_Work to complete_
Give an exact copy of every line, leaving images out.

_Available data_
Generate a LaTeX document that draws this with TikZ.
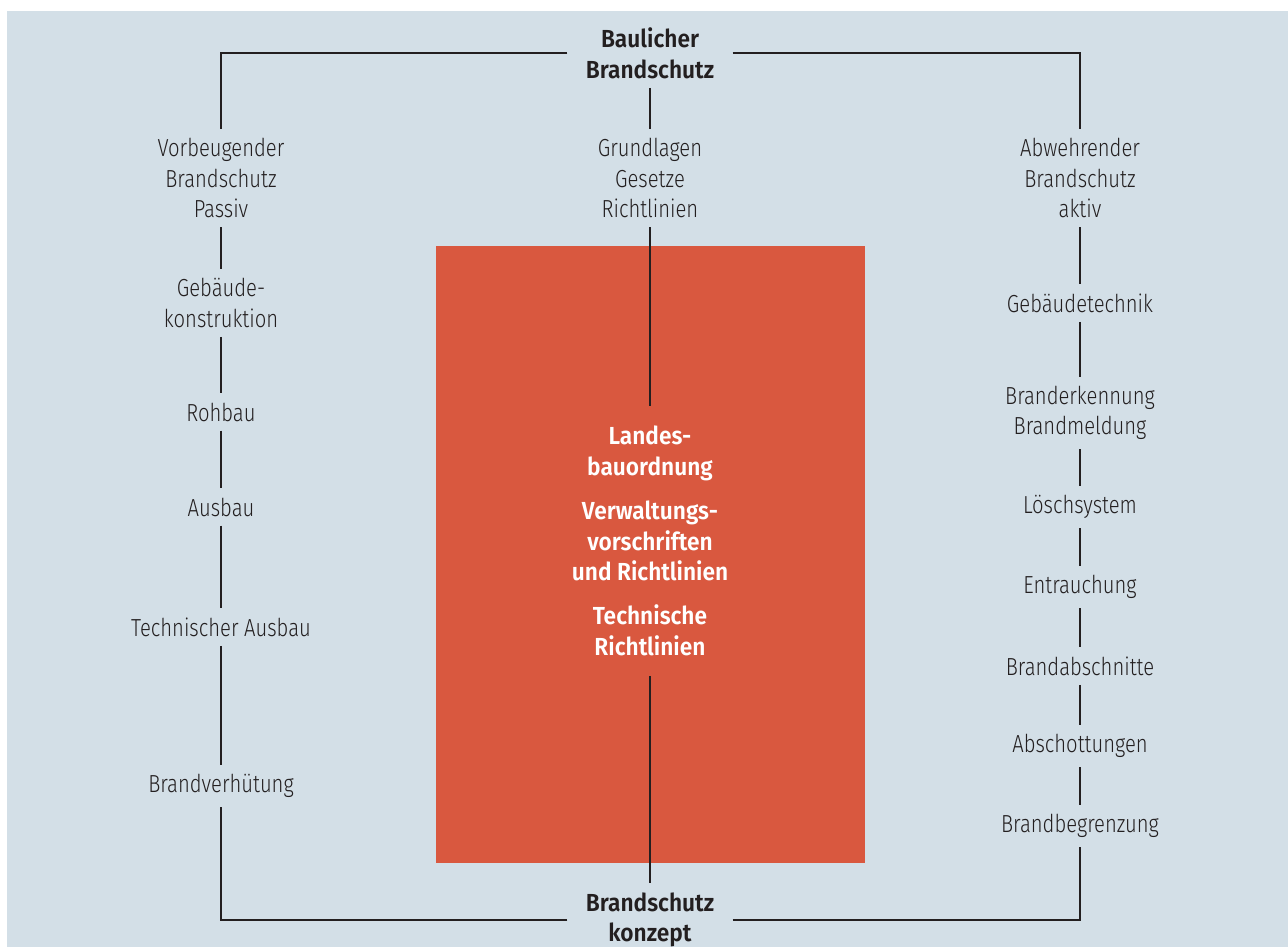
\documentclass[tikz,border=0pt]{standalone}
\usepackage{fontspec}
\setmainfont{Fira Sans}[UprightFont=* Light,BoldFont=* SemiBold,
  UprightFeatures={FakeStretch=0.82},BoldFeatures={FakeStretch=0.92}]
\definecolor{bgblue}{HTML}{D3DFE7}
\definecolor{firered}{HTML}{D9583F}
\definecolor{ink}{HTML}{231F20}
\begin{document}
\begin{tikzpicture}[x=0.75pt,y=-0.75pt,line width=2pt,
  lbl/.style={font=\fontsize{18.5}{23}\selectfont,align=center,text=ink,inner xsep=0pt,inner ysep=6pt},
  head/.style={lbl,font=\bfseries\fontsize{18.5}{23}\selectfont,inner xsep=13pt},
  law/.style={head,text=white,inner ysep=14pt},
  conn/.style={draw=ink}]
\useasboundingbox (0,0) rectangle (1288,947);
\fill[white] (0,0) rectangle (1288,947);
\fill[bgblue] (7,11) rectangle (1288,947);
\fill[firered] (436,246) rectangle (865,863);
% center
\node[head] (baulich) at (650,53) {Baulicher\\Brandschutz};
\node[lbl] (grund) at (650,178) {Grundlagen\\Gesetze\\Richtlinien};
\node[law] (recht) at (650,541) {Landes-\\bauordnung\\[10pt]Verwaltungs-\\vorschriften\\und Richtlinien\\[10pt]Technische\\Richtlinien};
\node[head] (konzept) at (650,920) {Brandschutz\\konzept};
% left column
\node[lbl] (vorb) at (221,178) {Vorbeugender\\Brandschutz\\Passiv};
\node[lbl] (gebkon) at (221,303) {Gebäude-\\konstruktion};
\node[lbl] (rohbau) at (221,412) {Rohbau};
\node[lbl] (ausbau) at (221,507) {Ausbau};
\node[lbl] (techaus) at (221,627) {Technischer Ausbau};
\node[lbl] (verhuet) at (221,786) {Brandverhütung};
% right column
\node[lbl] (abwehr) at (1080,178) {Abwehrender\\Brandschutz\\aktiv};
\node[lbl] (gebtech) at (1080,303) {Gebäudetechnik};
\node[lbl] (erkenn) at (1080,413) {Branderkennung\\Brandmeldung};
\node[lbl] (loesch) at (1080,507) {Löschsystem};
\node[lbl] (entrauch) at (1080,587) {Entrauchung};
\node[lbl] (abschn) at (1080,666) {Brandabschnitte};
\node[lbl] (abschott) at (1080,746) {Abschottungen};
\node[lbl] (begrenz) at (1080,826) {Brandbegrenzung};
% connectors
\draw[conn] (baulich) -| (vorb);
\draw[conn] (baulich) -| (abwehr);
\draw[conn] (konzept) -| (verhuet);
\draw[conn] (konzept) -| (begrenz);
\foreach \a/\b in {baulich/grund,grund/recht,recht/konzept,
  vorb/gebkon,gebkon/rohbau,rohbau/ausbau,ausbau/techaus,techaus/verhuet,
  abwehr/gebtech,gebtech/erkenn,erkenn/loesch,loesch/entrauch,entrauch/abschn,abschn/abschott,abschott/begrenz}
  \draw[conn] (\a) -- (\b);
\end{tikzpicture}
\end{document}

_Final answer_
Generate a LaTeX document that draws this with TikZ.
\documentclass[tikz,border=0pt]{standalone}
\usepackage{fontspec}
\setmainfont{Fira Sans}[UprightFont=* Light,BoldFont=* SemiBold,
  UprightFeatures={FakeStretch=0.82},BoldFeatures={FakeStretch=0.92}]
\definecolor{bgblue}{HTML}{D3DFE7}
\definecolor{firered}{HTML}{D9583F}
\definecolor{ink}{HTML}{231F20}
\begin{document}
\begin{tikzpicture}[x=0.75pt,y=-0.75pt,line width=2pt,
  lbl/.style={font=\fontsize{18.5}{23}\selectfont,align=center,text=ink,inner xsep=0pt,inner ysep=6pt},
  head/.style={lbl,font=\bfseries\fontsize{18.5}{23}\selectfont,inner xsep=13pt},
  law/.style={head,text=white,inner ysep=14pt},
  conn/.style={draw=ink}]
\useasboundingbox (0,0) rectangle (1288,947);
\fill[white] (0,0) rectangle (1288,947);
\fill[bgblue] (7,11) rectangle (1288,947);
\fill[firered] (436,246) rectangle (865,863);
% center
\node[head] (baulich) at (650,53) {Baulicher\\Brandschutz};
\node[lbl] (grund) at (650,178) {Grundlagen\\Gesetze\\Richtlinien};
\node[law] (recht) at (650,541) {Landes-\\bauordnung\\[10pt]Verwaltungs-\\vorschriften\\und Richtlinien\\[10pt]Technische\\Richtlinien};
\node[head] (konzept) at (650,920) {Brandschutz\\konzept};
% left column
\node[lbl] (vorb) at (221,178) {Vorbeugender\\Brandschutz\\Passiv};
\node[lbl] (gebkon) at (221,303) {Gebäude-\\konstruktion};
\node[lbl] (rohbau) at (221,412) {Rohbau};
\node[lbl] (ausbau) at (221,507) {Ausbau};
\node[lbl] (techaus) at (221,627) {Technischer Ausbau};
\node[lbl] (verhuet) at (221,786) {Brandverhütung};
% right column
\node[lbl] (abwehr) at (1080,178) {Abwehrender\\Brandschutz\\aktiv};
\node[lbl] (gebtech) at (1080,303) {Gebäudetechnik};
\node[lbl] (erkenn) at (1080,413) {Branderkennung\\Brandmeldung};
\node[lbl] (loesch) at (1080,507) {Löschsystem};
\node[lbl] (entrauch) at (1080,587) {Entrauchung};
\node[lbl] (abschn) at (1080,666) {Brandabschnitte};
\node[lbl] (abschott) at (1080,746) {Abschottungen};
\node[lbl] (begrenz) at (1080,826) {Brandbegrenzung};
% connectors
\draw[conn] (baulich) -| (vorb);
\draw[conn] (baulich) -| (abwehr);
\draw[conn] (konzept) -| (verhuet);
\draw[conn] (konzept) -| (begrenz);
\foreach \a/\b in {baulich/grund,grund/recht,recht/konzept,
  vorb/gebkon,gebkon/rohbau,rohbau/ausbau,ausbau/techaus,techaus/verhuet,
  abwehr/gebtech,gebtech/erkenn,erkenn/loesch,loesch/entrauch,entrauch/abschn,abschn/abschott,abschott/begrenz}
  \draw[conn] (\a) -- (\b);
\end{tikzpicture}
\end{document}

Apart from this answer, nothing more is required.